AIM: Transcribe every line from the top down to the line with "(a3) at (280,203)", both ends included, but not the pictures.

RECORDED DATA:
----------
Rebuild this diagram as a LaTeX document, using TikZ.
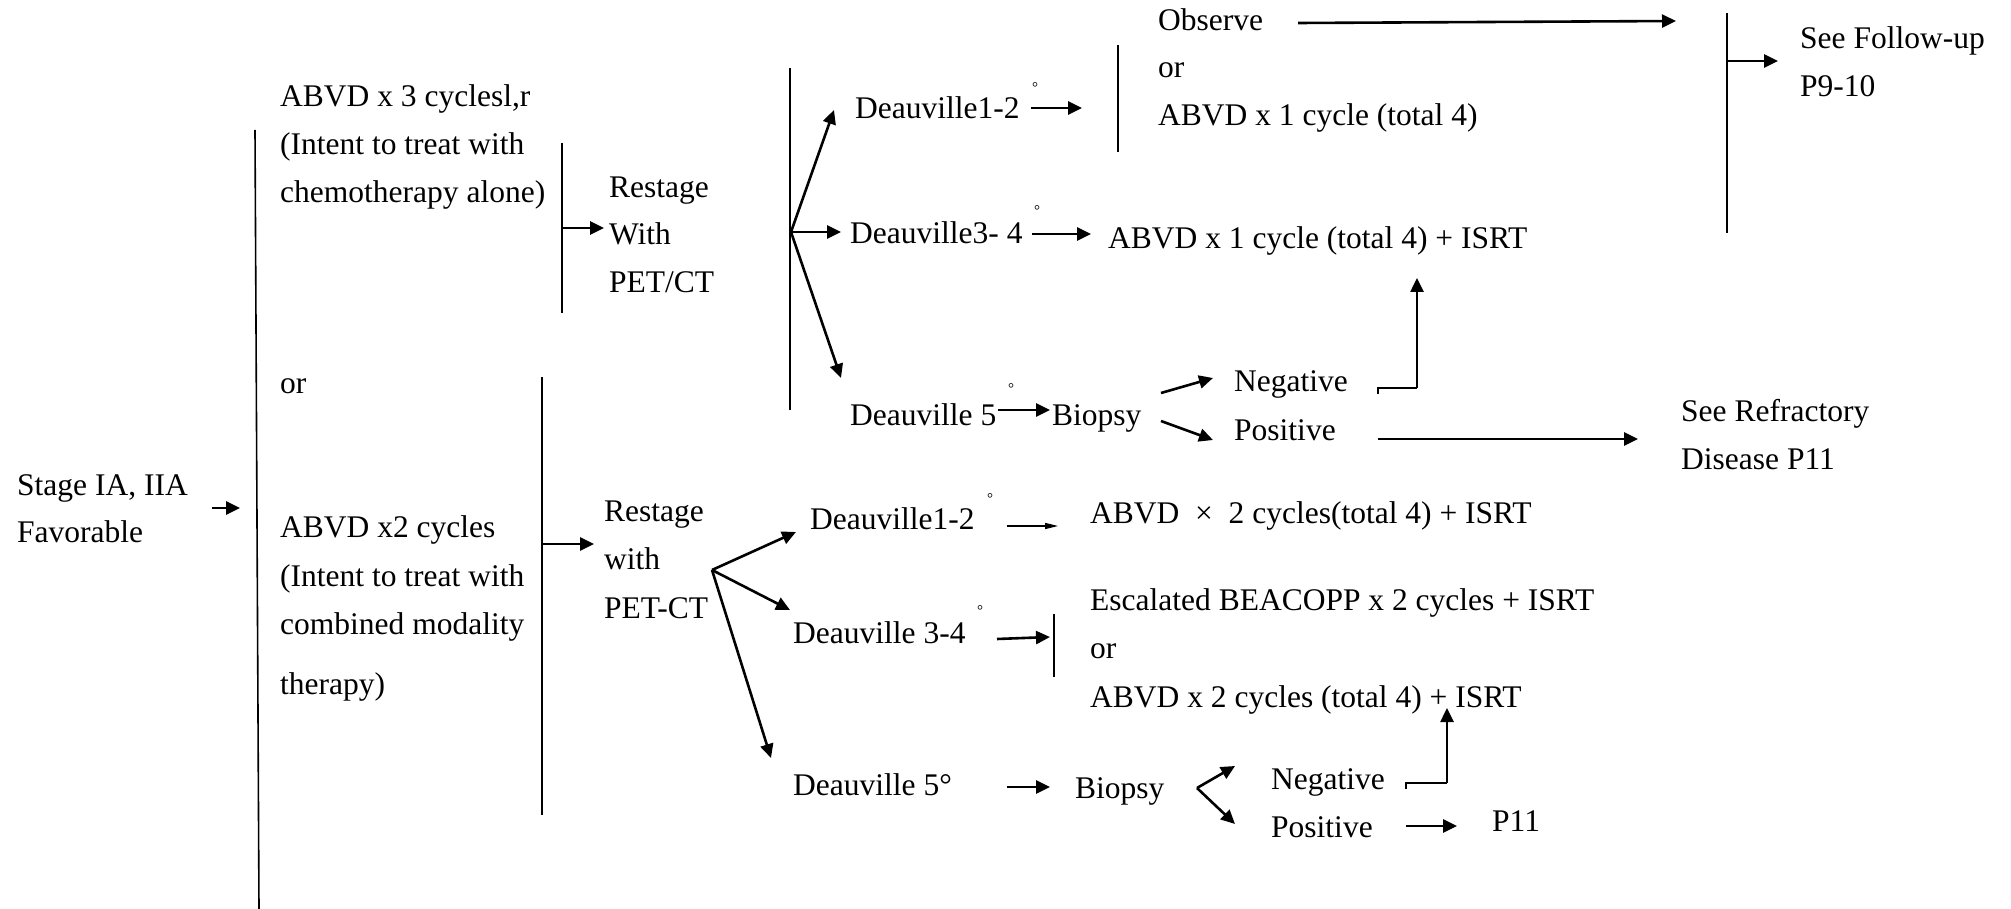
\documentclass[tikz,border=0pt]{standalone}
\usepackage{fontspec}
\setmainfont{Liberation Serif}
\usetikzlibrary{arrows.meta,calc}

\begin{document}
\begin{tikzpicture}[x=1pt,y=-1pt,
  txt/.style={anchor=base west, inner sep=0pt, font=\fontsize{31.5}{38}\selectfont},
  deg/.style={inner sep=0pt, font=\fontsize{15}{16}\selectfont},
  bar/.style={line width=1.6pt},
  arr/.style={line width=2.6pt, -{Triangle[length=14pt,width=13pt]}},
  thinarr/.style={line width=1.3pt, -{Triangle[length=13pt,width=6pt]}},
  link/.style={line width=2.6pt, line join=miter}]

\useasboundingbox[fill=white] (0,0) rectangle (2011,909);

% ---------- text ----------
\node[txt] (stage1) at (17,495) {Stage IA, IIA};
\node[txt] (stage2) at (17,542) {Favorable};

\node[txt] (a1) at (280,107) {ABVD x 3 cyclesl,r};
\node[txt] (a2) at (280,155) {(Intent to treat with};
\node[txt] (a3) at (280,203) {chemotherapy alone)};

\node[txt] (ra1) at (609,198) {Restage};
\node[txt] (ra2) at (609,245) {With};
\node[txt] (ra3) at (609,293) {PET/CT};

\node[txt] (da1) at (855,119) {Deauville1-2};
\node[deg] (dega1) at (1035,88) {°};
\node[txt] (obs) at (1158,31) {Observe};
\node[txt] (or1) at (1158,78) {or};
\node[txt] (abvd1) at (1158,126) {ABVD x 1 cycle (total 4)};
\node[txt] (fu1) at (1800,49) {See Follow-up};
\node[txt] (fu2) at (1800,97) {P9-10};

\node[txt] (da2) at (850,244) {Deauville3- 4};
\node[deg] (dega2) at (1037,211) {°};
\node[txt] (isrt1) at (1108,249) {ABVD x 1 cycle (total 4) + ISRT};

\node[txt] (da3) at (850,425) {Deauville 5};
\node[deg] (dega3) at (1011,389) {°};
\node[txt] (bx1) at (1052,425) {Biopsy};
\node[txt] (neg1) at (1234,391) {Negative};
\node[txt] (pos1) at (1234,440) {Positive};
\node[txt] (ref1) at (1681,421) {See Refractory};
\node[txt] (ref2) at (1681,469) {Disease P11};

\node[txt] (or0) at (280,393) {or};
\node[txt] (b1) at (280,537) {ABVD x2 cycles};
\node[txt] (b2) at (280,586) {(Intent to treat with};
\node[txt] (b3) at (280,634) {combined modality};
\node[txt] (b4) at (280,694) {therapy)};

\node[txt] (rb1) at (604,521) {Restage};
\node[txt] (rb2) at (604,569) {with};
\node[txt] (rb3) at (604,618) {PET-CT};

\node[txt] (db1) at (810,529) {Deauville1-2};
\node[deg] (degb1) at (990,499) {°};
\node[txt] (c1) at (1090,523) {ABVD\ \ ×\ \ 2 cycles(total 4) + ISRT};

\node[txt] (db2) at (793,643) {Deauville 3-4};
\node[deg] (degb2) at (980,611) {°};
\node[txt] (c2) at (1090,610) {Escalated BEACOPP x 2 cycles + ISRT};
\node[txt] (c3) at (1090,658) {or};
\node[txt] (c4) at (1090,707) {ABVD x 2 cycles (total 4) + ISRT};

\node[txt] (db3) at (793,795) {Deauville 5°};
\node[txt] (bx2) at (1075,798) {Biopsy};
\node[txt] (neg2) at (1271,789) {Negative};
\node[txt] (pos2) at (1271,837) {Positive};
\node[txt] (p11) at (1492,831) {P11};

% ---------- connector points ----------
\coordinate (s0) at (212,508);   \coordinate (s1) at (240,508);
\coordinate (m0) at (255,130);   \coordinate (m1) at (259,909);

\coordinate (t0) at (562,143);   \coordinate (t1) at (562,313);
\coordinate (tA) at (562,228);   \coordinate (tB) at (604,228);
\coordinate (u0) at (790,68);    \coordinate (u1) at (790,410);
\coordinate (uo) at (791,232);
\coordinate (u12) at (834,110);  \coordinate (u34) at (841,232);
\coordinate (u5) at (841,378);
\coordinate (e0) at (1031,108);  \coordinate (e1) at (1082,108);
\coordinate (v0) at (1118,45);   \coordinate (v1) at (1118,152);
\coordinate (o0) at (1298,23);   \coordinate (o1) at (1676,21);
\coordinate (w0) at (1727,13);   \coordinate (w1) at (1727,233);
\coordinate (wA) at (1727,61);   \coordinate (wB) at (1778,61);
\coordinate (f0) at (1032,234);  \coordinate (f1) at (1091,234);
\coordinate (g0) at (998,410);   \coordinate (g1) at (1050,410);
\coordinate (h0) at (1161,393);  \coordinate (h1) at (1213,378);
\coordinate (k0) at (1161,421);  \coordinate (k1) at (1213,440);
\coordinate (n0) at (1378,394);  \coordinate (n1) at (1378,388);
\coordinate (n2) at (1417,388);  \coordinate (n3) at (1417,278);
\coordinate (p0) at (1378,439);  \coordinate (p1) at (1638,439);

\coordinate (q0) at (542,377);   \coordinate (q1) at (542,815);
\coordinate (qA) at (542,544);   \coordinate (qB) at (594,544);
\coordinate (ro) at (712,570);
\coordinate (r12) at (796,532);  \coordinate (r34) at (790,610);
\coordinate (r5) at (771,758);
\coordinate (x0) at (1007,526);  \coordinate (x1) at (1058,526);
\coordinate (y0) at (997,639);   \coordinate (y1) at (1050,637);
\coordinate (z0) at (1054,614);  \coordinate (z1) at (1054,677);
\coordinate (j0) at (1007,787);  \coordinate (j1) at (1050,787);
\coordinate (bo) at (1197,788);
\coordinate (bn) at (1235,766);  \coordinate (bp) at (1235,824);
\coordinate (l0) at (1406,789);  \coordinate (l1) at (1406,783);
\coordinate (l2) at (1447,783);  \coordinate (l3) at (1447,708);
\coordinate (i0) at (1406,826);  \coordinate (i1) at (1457,826);

% ---------- bars ----------
\draw[bar] (m0) -- (m1);
\draw[bar] (t0) -- (t1);
\draw[bar] (u0) -- (u1);
\draw[bar] (v0) -- (v1);
\draw[bar] (w0) -- (w1);
\draw[bar] (q0) -- (q1);
\draw[bar] (z0) -- (z1);

% ---------- arrows ----------
\draw[arr] (s0) -- (s1);
\draw[arr] (tA) -- (tB);
\draw[arr] (uo) -- (u12);
\draw[arr] (uo) -- (u34);
\draw[arr] (uo) -- (u5);
\draw[arr] (e0) -- (e1);
\draw[arr] (o0) -- (o1);
\draw[arr] (wA) -- (wB);
\draw[arr] (f0) -- (f1);
\draw[arr] (g0) -- (g1);
\draw[arr] (h0) -- (h1);
\draw[arr] (k0) -- (k1);
\draw[link] (n0) -- (n1) -- (n2);
\draw[arr] (n2) -- (n3);
\draw[arr] (p0) -- (p1);

\draw[arr] (qA) -- (qB);
\draw[arr] (ro) -- (r12);
\draw[arr] (ro) -- (r34);
\draw[arr] (ro) -- (r5);
\draw[thinarr] (x0) -- (x1);
\draw[arr] (y0) -- (y1);
\draw[arr] (j0) -- (j1);
\draw[arr] (bo) -- (bn);
\draw[arr] (bo) -- (bp);
\draw[link] (l0) -- (l1) -- (l2);
\draw[arr] (l2) -- (l3);
\draw[arr] (i0) -- (i1);
\end{tikzpicture}
\end{document}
----------
WRITTEN RESPONSE:
Rebuild this diagram as a LaTeX document, using TikZ.
\documentclass[tikz,border=0pt]{standalone}
\usepackage{fontspec}
\setmainfont{Liberation Serif}
\usetikzlibrary{arrows.meta,calc}

\begin{document}
\begin{tikzpicture}[x=1pt,y=-1pt,
  txt/.style={anchor=base west, inner sep=0pt, font=\fontsize{31.5}{38}\selectfont},
  deg/.style={inner sep=0pt, font=\fontsize{15}{16}\selectfont},
  bar/.style={line width=1.6pt},
  arr/.style={line width=2.6pt, -{Triangle[length=14pt,width=13pt]}},
  thinarr/.style={line width=1.3pt, -{Triangle[length=13pt,width=6pt]}},
  link/.style={line width=2.6pt, line join=miter}]

\useasboundingbox[fill=white] (0,0) rectangle (2011,909);

% ---------- text ----------
\node[txt] (stage1) at (17,495) {Stage IA, IIA};
\node[txt] (stage2) at (17,542) {Favorable};

\node[txt] (a1) at (280,107) {ABVD x 3 cyclesl,r};
\node[txt] (a2) at (280,155) {(Intent to treat with};
\node[txt] (a3) at (280,203) {chemotherapy alone)};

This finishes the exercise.